Ya no dejaría de hacerlo, cautivada por un toreo que nada tuvo de tremendista –la etiqueta que le habían colgado a Raúl. Su faena provocó un intenso cataclismo emocional, pues a la quietud y clase derrochadas aunó una irreprochable arquitectura, fundamentada en el toreo clásico con oportunos guiños ultramodernos. La inició el de Monterrey con tres muletazos de hinojos, llevando muy toreada la embestida. Y, situados en los medios toro y torero, todo fue a más. Las tandas por ambos pitones, a base de muletazos de prolongado temple, cintura rota e impecable pulseo, se iban eslabonando con perfecta armonía. Brillaron, sobre todo, los naturales, tan ligados como si se tratara de uno solo. Y en los remates, lo mismo se pudo admirar la arrogancia del de pecho izquierdista que, dentro de la moda de la época, el cambiar el viaje del toro para pasárselo por la espalda, ya en la capetillina, ya desahogando por alto la embestida según lo había implantado El Cordobés pero tersamente, sin la brusquedad de éste. “Comanche” repetía y repetía sin tirar una cornada, como hipnotizado por la inspirada muleta del norteño. Y del clamor emanado de la monumental obra derivó, en pleno éxtasis, la petición de indulto, finalmente atendida por el juez Pérez Verdía. Era el tercer perdón que se concedía en la México, tras los de “Muñeco” de Carlos Cuevas (Procuna, 16.04.51) y “Cantarito” de Valparaíso (José Huerta, 10.05.59). Y habíamos visto una de las mejores faenas en la historia del coso, premiada entonces con las orejas y el rabo y un clamor interminable.

Para Raúl García, aquel triunfo representaba la consagración, pero al mismo tiempo resultó una carga durísima para su futuro. Aunque indultaría otro toro en la México –“Guadalupano” de Las Huertas, 19.03.67–, y por más que su nombre y su torerismo continuaron vigentes durante el resto de los años 60, alturas semejantes no volvió a alcanzarlas, al menos en la capital, donde el recuerdo de “Comanche” y de aquel 31 de enero de 1965 pesaron demasiado en el ánimo de un público dotado en esa época de tanta sensibilidad como memoria.

“Comanche”. Una vez curadas sus heridas, el hermoso colorado de los señores Labastida volvió a los potreros de Santo Domingo y, como es natural, se le destinó a semental. Alcanzó a procrear algunas crías de excelente nota, pero una fría mañana de 1966 amaneció muerto en el campo. Corta vida para tan larga memoria.

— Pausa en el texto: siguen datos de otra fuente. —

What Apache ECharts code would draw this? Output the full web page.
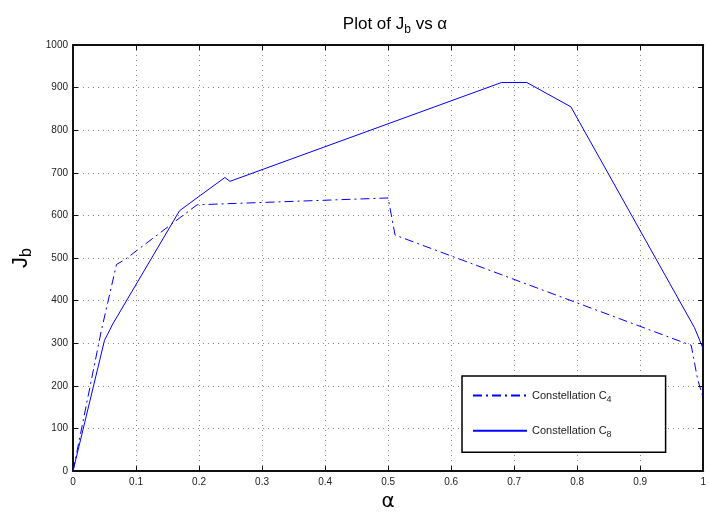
<!DOCTYPE html>
<html>
<head>
<meta charset="utf-8">
<script src="https://cdn.jsdelivr.net/npm/echarts@6/dist/echarts.min.js"></script>
<style>html,body{margin:0;padding:0;background:#fff}#main{width:709px;height:517px}</style>
</head>
<body>
<div id="main"></div>
<script>
var chartDom = document.getElementById('main');
var myChart = echarts.init(chartDom);
var option;

// Constellation C4 (dash-dot)
var c4Alpha = [0, 0.045, 0.069, 0.082, 0.17, 0.197, 0.5, 0.511, 0.981, 0.991, 1.0];
var c4Jb    = [0, 330,   485,   496,   595,  625,   641, 554,   295,   216,   172];
// Constellation C8 (solid)
var c8Alpha = [0, 0.05, 0.063, 0.169, 0.203, 0.241, 0.249, 0.68, 0.72, 0.79, 0.986, 1.0];
var c8Jb    = [0, 307,  345,   611,   648,   689,   680,   912,  912,  855,  337,   287];

var legendNames = ['Constellation C4', 'Constellation C8'];

function pairs(xs, ys) {
  return xs.map(function (x, i) { return [x, ys[i]]; });
}

var font = 'Liberation Sans, Arial, sans-serif';
var axisFont = { fontFamily: font, fontSize: 10, color: '#222' };
var dotted = { show: true, lineStyle: { color: '#888', type: [1, 4], width: 1 } };
var frame = { show: true, onZero: false, lineStyle: { color: '#111', width: 2 } };
var ticksIn = { show: true, inside: true, length: 5, lineStyle: { color: '#111', width: 1 } };

myChart.setOption(option = {
  animation: false,
  backgroundColor: '#fff',
  title: {
    text: '{n|Plot of J}{s|b}{n| vs α}',
    left: 390,
    textAlign: 'center',
    top: 7,
    textStyle: {
      fontWeight: 'normal',
      rich: {
        n: { fontFamily: font, fontSize: 17, color: '#000', fontWeight: 'normal' },
        s: { fontFamily: font, fontSize: 12, color: '#000', fontWeight: 'normal', padding: [12, 0, 0, 0] }
      }
    }
  },
  grid: { left: 73, right: 2, top: 45, bottom: 32 },
  legend: {
    show: true,
    orient: 'vertical',
    left: 462,
    top: 376,
    itemWidth: 54,
    itemHeight: 14,
    itemGap: 21,
    padding: [14, 54, 13, 10],
    backgroundColor: '#fff',
    borderColor: '#000',
    borderWidth: 1.5,
    itemStyle: { opacity: 0 },
    data: legendNames,
    formatter: function (name) {
      return '{n|Constellation C}{s|' + name.slice(-1) + '}';
    },
    textStyle: {
      rich: {
        n: { fontFamily: font, fontSize: 11, color: '#222' },
        s: { fontFamily: font, fontSize: 9, color: '#222', padding: [8, 0, 0, 0] }
      }
    }
  },
  xAxis: [
    {
      type: 'value', min: 0, max: 1, interval: 0.1,
      name: 'α', nameLocation: 'middle', nameGap: 18,
      nameTextStyle: { fontFamily: 'DejaVu Sans, sans-serif', fontSize: 20, color: '#000' },
      axisLine: frame, axisTick: ticksIn, splitLine: dotted,
      axisLabel: Object.assign({ margin: 6, formatter: function (v) { return String(+v.toFixed(1)); } }, axisFont)
    },
    {
      type: 'value', min: 0, max: 1, interval: 0.1, position: 'top',
      axisLine: frame, axisTick: ticksIn, splitLine: { show: false }, axisLabel: { show: false }
    }
  ],
  yAxis: [
    {
      type: 'value', min: 0, max: 1000, interval: 100,
      name: '{n|J}{s|b}', nameLocation: 'middle', nameGap: 30, nameRotate: 90,
      nameTextStyle: {
        rich: {
          n: { fontFamily: font, fontSize: 22, color: '#000' },
          s: { fontFamily: font, fontSize: 16, color: '#000', padding: [12, 0, 0, 0] }
        }
      },
      axisLine: frame, axisTick: ticksIn, splitLine: dotted,
      axisLabel: Object.assign({ margin: 5, formatter: function (v) { return String(v); } }, axisFont)
    },
    {
      type: 'value', min: 0, max: 1000, interval: 100, position: 'right',
      axisLine: frame, axisTick: ticksIn, splitLine: { show: false }, axisLabel: { show: false }
    }
  ],
  series: [
    {
      name: legendNames[0], type: 'line', data: pairs(c4Alpha, c4Jb),
      symbol: 'none', color: '#0000ff',
      lineStyle: { color: '#0000ff', width: 1, type: [9, 4, 2, 4] }
    },
    {
      name: legendNames[1], type: 'line', data: pairs(c8Alpha, c8Jb),
      symbol: 'none', color: '#0000ff',
      lineStyle: { color: '#0000ff', width: 1, type: 'solid' }
    }
  ]
});

option && myChart.setOption(option);
</script>
</body>
</html>
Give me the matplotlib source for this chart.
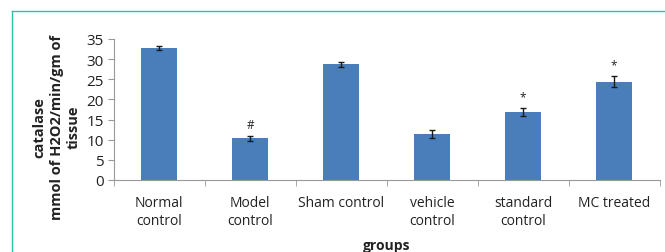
import numpy as np
import matplotlib.pyplot as plt
from matplotlib.lines import Line2D

groups = ['Normal\ncontrol', 'Model\ncontrol', 'Sham control', 'vehicle\ncontrol',
          'standard\ncontrol', 'MC treated']
catalase = [32.7, 10.3, 28.7, 11.4, 16.8, 24.4]
sem = [0.5, 0.7, 0.7, 0.9, 1.0, 1.4]
marks = ['', '#', '', '', '*', '*']

plt.rcParams['font.family'] = ['Open Sans', 'DejaVu Sans']

fig = plt.figure(figsize=(6.65, 2.53), dpi=100)
ax = fig.add_axes([0.171, 0.285, 0.821, 0.557])

x = np.arange(len(groups))
ax.bar(x, catalase, width=0.4, color='#4a7ebb', yerr=sem, capsize=2.5,
       error_kw=dict(ecolor='#1a1a1a', elinewidth=1, capthick=1))

for xi, v, e, m in zip(x, catalase, sem, marks):
    if m:
        ax.text(xi, v + e + 1.2, m, ha='center', va='bottom', fontsize=8.5, color='#222222')

ax.set_xlim(-0.5, len(groups) - 0.5)
ax.set_ylim(0, 35)
ax.set_yticks(np.arange(0, 36, 5))
ax.set_xticks(x)
ax.set_xticklabels(groups, fontsize=10, color='#222222', linespacing=1.25)
ax.set_xticks(np.arange(-0.5, len(groups), 1), minor=True)
ax.tick_params(axis='x', which='major', length=0, pad=11)
ax.tick_params(axis='x', which='minor', length=4, color='#999999')
ax.tick_params(axis='y', length=4, color='#999999', labelsize=11, labelcolor='#222222', pad=3)

for s in ['top', 'right']:
    ax.spines[s].set_visible(False)
ax.spines['left'].set_color('#999999')
ax.spines['bottom'].set_color('#999999')

ax.set_ylabel('catalase\nmmol of H2O2/min/gm of\ntissue', fontsize=10.5, fontweight='bold',
              color='#222222', linespacing=1.3)
ax.yaxis.set_label_coords(-0.06, 0.38)
ax.set_xlabel('groups', fontsize=10, fontweight='bold', color='#222222')
ax.xaxis.set_label_coords(0.5, -0.41)

# teal frame around the figure
fig.add_artist(Line2D([12 / 665, 1], [1 - 12 / 253, 1 - 12 / 253], color='#2ec4a6', lw=1))
fig.add_artist(Line2D([12 / 665, 12 / 665], [0, 1 - 12 / 253], color='#2ec4a6', lw=1))

fig.savefig('out.png', dpi=100)
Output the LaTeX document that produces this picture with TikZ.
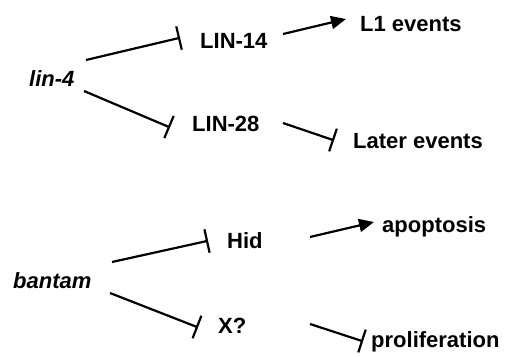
\documentclass[tikz,border=0pt]{standalone}
\usepackage{fontspec}
\setmainfont{Liberation Sans}
\usetikzlibrary{arrows.meta,calc}
\begin{document}
\begin{tikzpicture}[x=1pt,y=-1pt,
  lbl/.style={anchor=base west,inner sep=0pt,font=\fontsize{22}{26}\selectfont\bfseries},
  ilbl/.style={lbl,font=\fontsize{22}{26}\selectfont\bfseries\itshape},
  ln/.style={line width=2.2pt},
  act/.style={ln,-{Triangle[length=15pt,width=13pt]}}]
\useasboundingbox (0,0) rectangle (505,356);
\node[ilbl] (lin4) at (29,86) {lin-4};
\node[lbl] (lin14) at (200,48) {LIN-14};
\node[lbl] (l1) at (360,31) {L1 events};
\node[lbl] (lin28) at (192,131) {LIN-28};
\node[lbl] (later) at (353,148) {Later events};
\node[ilbl] (bantam) at (13,288) {bantam};
\node[lbl] (hid) at (227,248) {Hid};
\node[lbl] (apop) at (382,232) {apoptosis};
\node[lbl] (xq) at (218,333) {X?};
\node[lbl] (prolif) at (371,347) {proliferation};
% end points of the inhibition connectors
\coordinate (a1) at ([shift={(57,-26)}]lin4.base west);
\coordinate (b1) at ([shift={(-21,-10)}]lin14.base west);
\coordinate (a2) at ([shift={(55,5)}]lin4.base west);
\coordinate (b2) at ([shift={(-23,-4)}]lin28.base west);
\coordinate (a3) at ([shift={(91,-8)}]lin28.base west);
\coordinate (b3) at ([shift={(-20,-8)}]later.base west);
\coordinate (a4) at ([shift={(99,-26)}]bantam.base west);
\coordinate (b4) at ([shift={(-20,-7)}]hid.base west);
\coordinate (a5) at ([shift={(97,5)}]bantam.base west);
\coordinate (b5) at ([shift={(-21,-6)}]xq.base west);
\coordinate (a6) at ([shift={(92,-9)}]xq.base west);
\coordinate (b6) at ([shift={(-9,-6)}]prolif.base west);
\foreach \i in {1,...,6}{
  \draw[ln] (a\i) -- (b\i);
  \draw[ln] ($(b\i)!12pt!90:(a\i)$) -- ($(b\i)!12pt!-90:(a\i)$);
}
\draw[act] ([shift={(83,-14)}]lin14.base west) -- ([shift={(-14,-12)}]l1.base west);
\draw[act] ([shift={(83,-11)}]hid.base west) -- ([shift={(-8,-10)}]apop.base west);
\end{tikzpicture}
\end{document}
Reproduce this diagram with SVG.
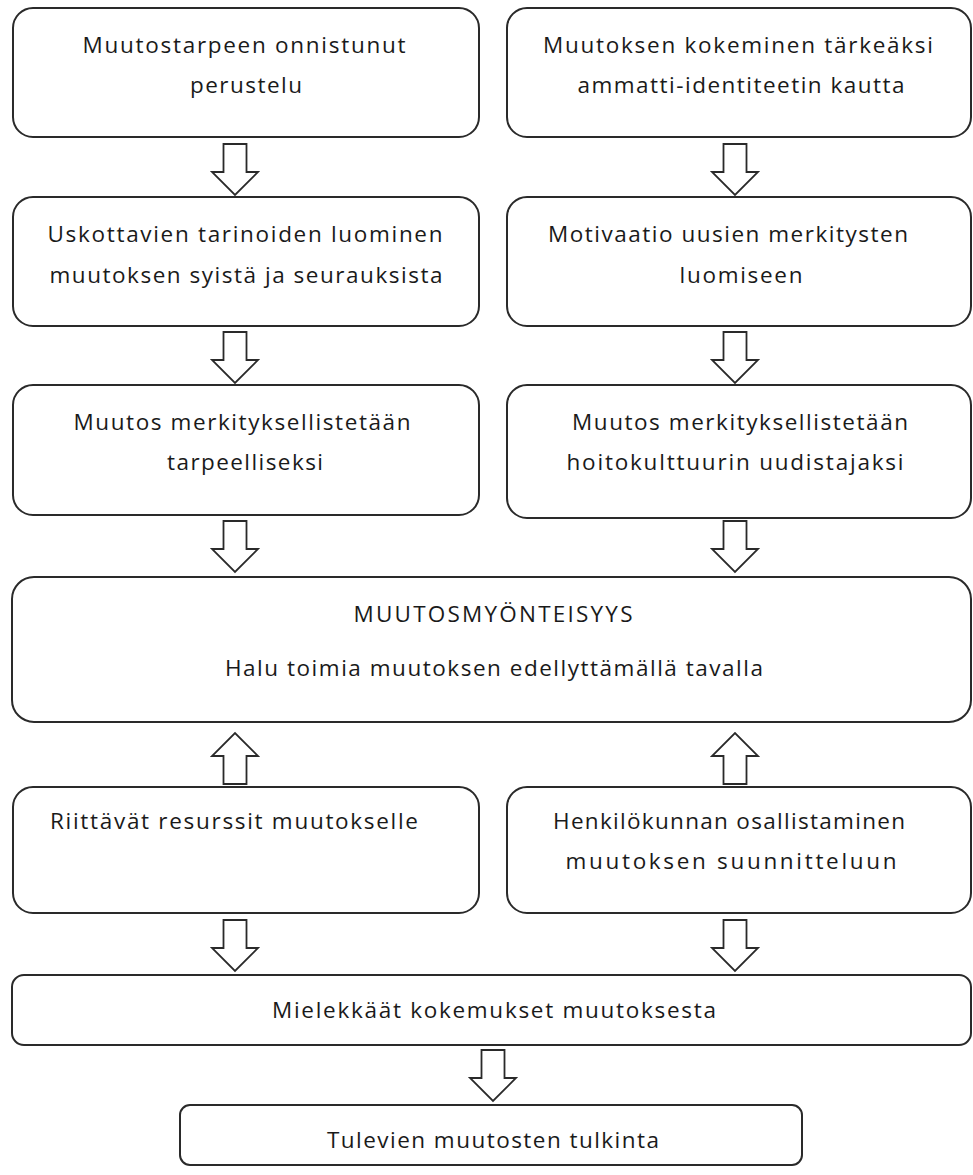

Gracia toreadora. Con apenas esbozos de su arte, Morante de la Puebla dibujó, con el berrendo ”Luna Nueva”, de Fernando de la Mora, los cuatro mejores naturales de la temporada capitalina –y tal vez los más reunidos, lentos y aromáticos que le hayamos visto–, así como varios derechazos imperiales; también un par de trincherazos muy suyos en la borrosa faena a su incierto primero, y alguna media piramidal. Por lo demás, su falta de suerte en los sorteos se hizo de nuevo patente, en contraste con la reiterada buena fortuna de Diego Silveti, que aprovechó solo a medias la repetitiva dulzura de “Andasolo”, el anovillado y acapachado 3º. Por su parte, El Zotoluco alzó la oreja de “Artista”, un abreplaza sosote y regordío, al que muleteó empeñoso y mató de soberbio, deletreado volapié. Diego, que le había dejado las orejas en su sitio al pastueño “Andasolo”, se jugó su resto ante la media embestida de “Piropo” y consiguió arrancarle un apéndice.

Morante solamente pudo someter a ratos las desordenadas acometidas del berrendo, pero sus destellos de arte purísimo le abrirían paso a una vuelta al anillo, apasionadamente discutida.